It takes more than a village – educational lessons of ‘bikkurim’
In this week’s parsha of Ki Tavo, we first focus our attention on the first fruits of the harvest season. Bikkurim are an intense expression of love and trust in Hashem that, sadly, we can no longer experience. Imagine our whole community being part of an agrarian society, doing the holy work of toiling in the fields, coaxing the land of Israel to produce fruit and sustenance by the sweat of our brow. How much sweeter that fruit would taste, how much satisfaction we would receive when sitting down to enjoy a meal after working so hard to grow and harvest with our own two hands. And now, after all that hard work – imagine simply handing over and giving away the very first fruits that your labor produces.
When I was 18 and in yeshiva in Israel, I had the chance to work on a kibbutz for a month through Bnei Akiva. Most of our team worked in the communal kitchen, and I was assigned to spend most of my time in the dairy, working with the cows. At the time, I did not think the smell of that experience would ever leave my nostrils. Every day it was hot. It was sweaty. It stunk. And I loved every second.

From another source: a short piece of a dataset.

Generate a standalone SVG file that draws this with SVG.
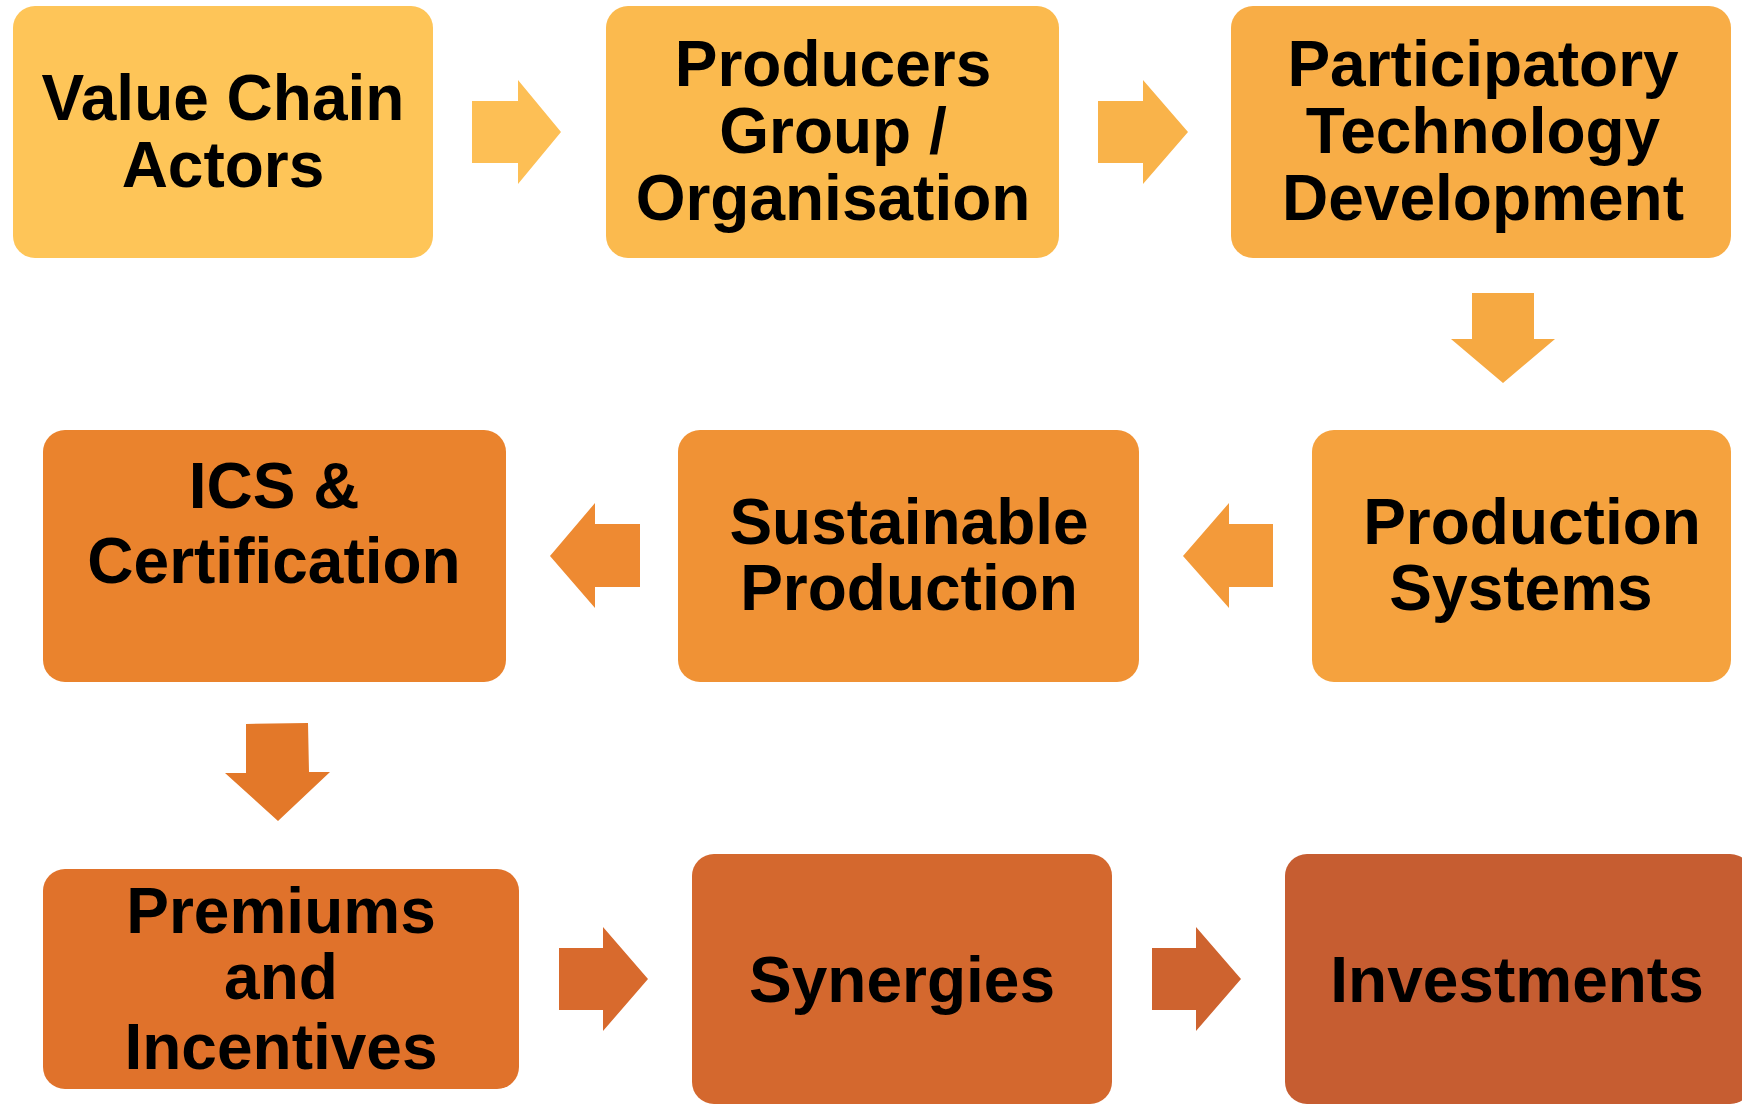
<svg xmlns="http://www.w3.org/2000/svg" width="1742" height="1110" viewBox="0 0 1742 1110">
<style>
.box { rx: 22px; ry: 22px; }
text { font-family: "Liberation Sans", Arial, sans-serif; font-weight: bold; font-size: 64px; fill: #000; text-anchor: middle; }
</style>
<rect width="1742" height="1110" fill="#fff"/>
<g id="connectors">
  <polygon id="a1" fill="#FDBF55" points="472,101 518,101 518,80 561,132 518,184 518,163 472,163"/>
  <polygon id="a2" fill="#F9B34A" points="1098,101 1143,101 1143,80 1188,132 1143,184 1143,163 1098,163"/>
  <polygon id="a3" fill="#F6A942" points="1472,293 1534,293 1534,339 1555,339 1503,383 1451,339 1472,339"/>
  <polygon id="a4" fill="#F39A3A" points="1273,524 1229,524 1229,503 1183,556 1229,608 1229,587 1273,587"/>
  <polygon id="a5" fill="#EE8A32" points="640,524 595,524 595,503 550,556 595,608 595,587 640,587"/>
  <polygon id="a6" fill="#E37829" points="246,724 308,723 309,772 330,772 278,821 225,773 246,773"/>
  <polygon id="a7" fill="#D86A2D" points="559,948 603,948 603,927 648,979 603,1031 603,1010 559,1010"/>
  <polygon id="a8" fill="#CE632F" points="1152,948 1196,948 1196,927 1241,979 1196,1031 1196,1010 1152,1010"/>
</g>
<g id="n1">
  <rect class="box" x="13" y="6" width="420" height="252" fill="#FEC558"/>
  <text x="223" y="120">Value Chain</text>
  <text x="223" y="187">Actors</text>
</g>
<g id="n2">
  <rect class="box" x="606" y="6" width="453" height="252" fill="#FBBA4E"/>
  <text x="833" y="86">Producers</text>
  <text x="833" y="153">Group /</text>
  <text x="833" y="220">Organisation</text>
</g>
<g id="n3">
  <rect class="box" x="1231" y="6" width="500" height="252" fill="#F8AD46"/>
  <text x="1483" y="86">Participatory</text>
  <text x="1483" y="153">Technology</text>
  <text x="1483" y="220">Development</text>
</g>
<g id="n4">
  <rect class="box" x="1312" y="430" width="419" height="252" fill="#F5A23E"/>
  <text x="1532" y="544">Production</text>
  <text x="1521" y="610">Systems</text>
</g>
<g id="n5">
  <rect class="box" x="678" y="430" width="461" height="252" fill="#F09235"/>
  <text x="909" y="544">Sustainable</text>
  <text x="909" y="610">Production</text>
</g>
<g id="n6">
  <rect class="box" x="43" y="430" width="463" height="252" fill="#EA832D"/>
  <text x="274" y="508">ICS &amp;</text>
  <text x="274" y="583">Certification</text>
</g>
<g id="n7">
  <rect class="box" x="43" y="869" width="476" height="220" fill="#E0722B"/>
  <text x="281" y="933">Premiums</text>
  <text x="281" y="999">and</text>
  <text x="281" y="1069">Incentives</text>
</g>
<g id="n8">
  <rect class="box" x="692" y="854" width="420" height="250" fill="#D4682E"/>
  <text x="902" y="1002">Synergies</text>
</g>
<g id="n9">
  <rect class="box" x="1285" y="854" width="467" height="250" fill="#C65D31"/>
  <text x="1517" y="1002">Investments</text>
</g>
</svg>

This is what it means to give G-d our bikkurim. That intensity of love for the Creator of us all, and the knowledge that it is not our efforts alone, but our Father and our King who is the true source of everything, inspires us now despite our inability to experience this ritual.
As parents, there is a lesson here for us as well. Our children are certainly labors of love. The blood, sweat, and more than a few tears that go into raising children is something to which we can all relate. I know of no better expression of the adage “according to the effort is the reward” (Pirkei Avot 5:23).
We pour our efforts into raising our children to be menschen, to be sweet, helpful, conscientious, thoughtful, humble, empathetic, and every other positive attribute we can imagine. We want so much for them. We work so hard for them. Sometimes it is because of this extreme effort that moments of frustration or disappointment can creep in. We doubt ourselves, or want the process to be a bit easier. We forget, as parents and as farmers, that it always takes sweat and pain to produce the sweetest of fruits.
We too often forget that we are not working alone in the field, but rather that we work in a partnership. Hashem plays his part in raising, or growing, our children. Otherwise all our efforts, by themselves, would be for naught.
At the start of the school year, we bring our children back to the teachers and staff of our beloved school, like the kohen receiving our first fruits, and remind ourselves that we recognize the partnership that it takes to raise proud Jewish leaders. Parents, school, G-d, child – all of us are working together.
May the message of bikkurim be one that we all appreciate as we begin the new school year, and enter the season of beginning a new year. Hatzalacha to all parents, students, faculty and staff as we work together, with Hashem’s help, to produce something inspirational and magical.